The witch also wants to get rid of the children.

She wants to eat them, okay? So she's only taking care of the children in order to eat them.

So they are both really selfish, aren't they? We know that the stepmother is rude and cruel to the children.

She calls them lazy bones.

She says they are idiots, and she uses really horrible language towards them.

And the witch says exactly the same.

She says that they are lazy bones, as well.

And that repetition that we had between the lazy bones really started to make me think that these are the same characters.

Both of them trick the children, as well.

So the stepmother tries to trick the children, but she fails.

And the stepmother tries to trick the children, and she also fails.

And they both die at the end, and like I said before, we're left with this kind of uncertainty over why the stepmother has died.

And so this leads us to believe that she is the same character as the witch.

And, of course, all of Anthony Browne's fantastic imagery makes us start to see these links, as well.

That perhaps both these characters are the evil character in "Hansel and Gretel".

So do you think the stepmother and the witch are the same character? So I'd like you to write a written response now.

And would I like you to start with 'I think because,' and I want you to explain your answer.

So give reasons why.

So use everything we've done in this lesson to help you write an extended response.

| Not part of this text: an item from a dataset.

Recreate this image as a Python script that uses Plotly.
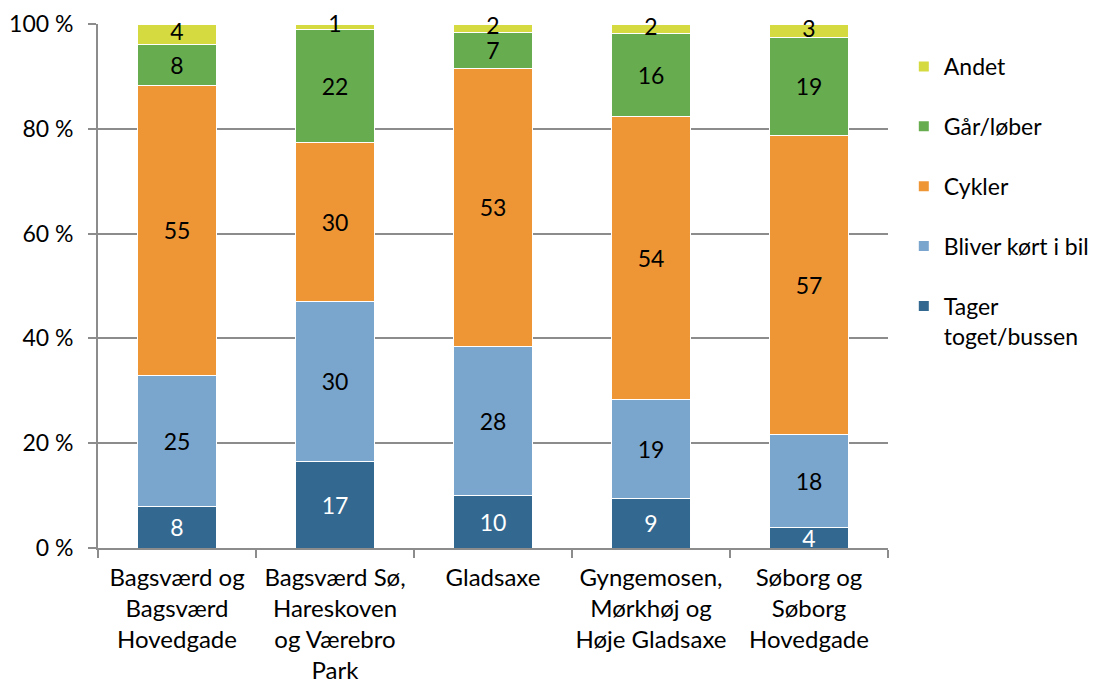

So press pause here, and then press play when you're ready to resume.

Well done.

So congratulations! You've completed your lesson today.

I've been really impressed, and I hope you've enjoyed making these links and looking at the imagery a little bit more closely.

Sometimes we always just focus on the actual story, and the writing, and we miss the imagery.

But looking at all these illustrations that Anthony Browne has done, is really fun and entertaining.

So I hope you have enjoyed the lesson, and good luck with the rest of your lessons today.